According to Inc, Evan “Rabble” Henshaw-Plath, Twitter’s first engineer, is leading a reboot of the six-second video app Vine, now called diVine. The project is funded by an investment from Jack Dorsey, who originally bought Vine for Twitter for $30 million before its 2012 public launch. The new app launched in beta last month, has resurfaced over 100,000 archived Vines, and enforces a strict policy that automatically flags and removes AI-generated content. The November beta was so popular it exceeded Apple’s 10,000-user limit and crashed the site. Rabble developed diVine with the nonprofit And Other Stuff, building it on the open-source protocol Nostr, and it is entirely independent of the original Vine, which is now owned by X.
The Nostalgia Play
Look, the pitch here is incredibly potent. Rabble is tapping into a very real, very widespread fatigue. The desire for a timeline you control, for content made by humans, for a place not optimized for outrage and engagement-at-all-costs is palpable. And pulling from the Vine archive is a genius move. It’s not just nostalgia for people who used it; it’s cultural archaeology for a generation that only knows these iconic loops as reposts. Giving Gen Z a chance to “participate” in that aesthetic is a sharp insight.
The Open-Source Gamble
Here’s the thing, though. The most interesting part isn’t the six-second loops. It’s the foundation. Building on Nostr is a radical departure from the walled gardens of Meta and TikTok. It’s an activist statement, aligning with Rabble’s long-held beliefs in an open internet and even a digital Bill of Rights. In theory, it prevents platform lock-in and corporate whims. But in practice? Open protocols can be clunky. The user experience is often the first sacrifice at the altar of decentralization. Can a platform focused on tight, snappy video thrive on infrastructure that’s still finding its feet?
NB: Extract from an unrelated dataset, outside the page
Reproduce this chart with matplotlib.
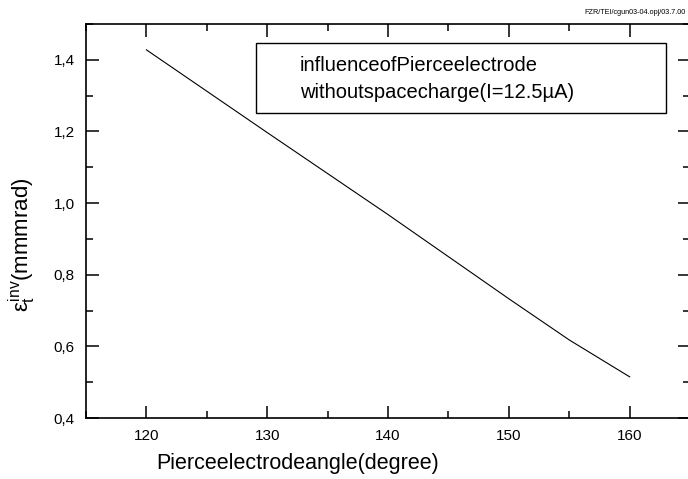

The AI Ban and Scale Problem
The hardline no-AI policy is a fantastic branding move. It draws a clear line in the sand. But I have questions. How do you enforce that perfectly? And more importantly, can you scale a *social* platform today without eventually leaning on algorithms? Rabble’s vision of a simple, chronological feed is beautiful. It’s also what every platform starts with before they realize people can’t manually sort through millions of videos. The moment growth hits, the pressure to curate and promote will be immense. Will diVine’s principles bend, or will it remain a niche, beloved club?
Can It Really Work?
So, is this the revolution? It’s easy to be skeptical. We’ve seen reboots and “ethical” alternatives come and go. The involvement of figures like Dorsey and the parallel effort to revive Digg (with Reddit’s Alexis Ohanian) shows a clear trend of old guard founders trying to fix what they helped break. But rebuilding the *feeling* of early social media is arguably harder than building the tech. It requires a critical mass of cool, creative people all agreeing to hang out in the same new place at the same time. The beta crash proves demand is there. Sustaining it as a real community, not just a nostalgia trip, is the monumental task. Rabble’s heart and philosophy are in the right place, as seen in his activist talks. But the internet has changed. Users have changed. Making social media “great again” might be less about rebuilding the past and more about inventing a completely new future. This is a fascinating experiment, but the loop is just starting to play.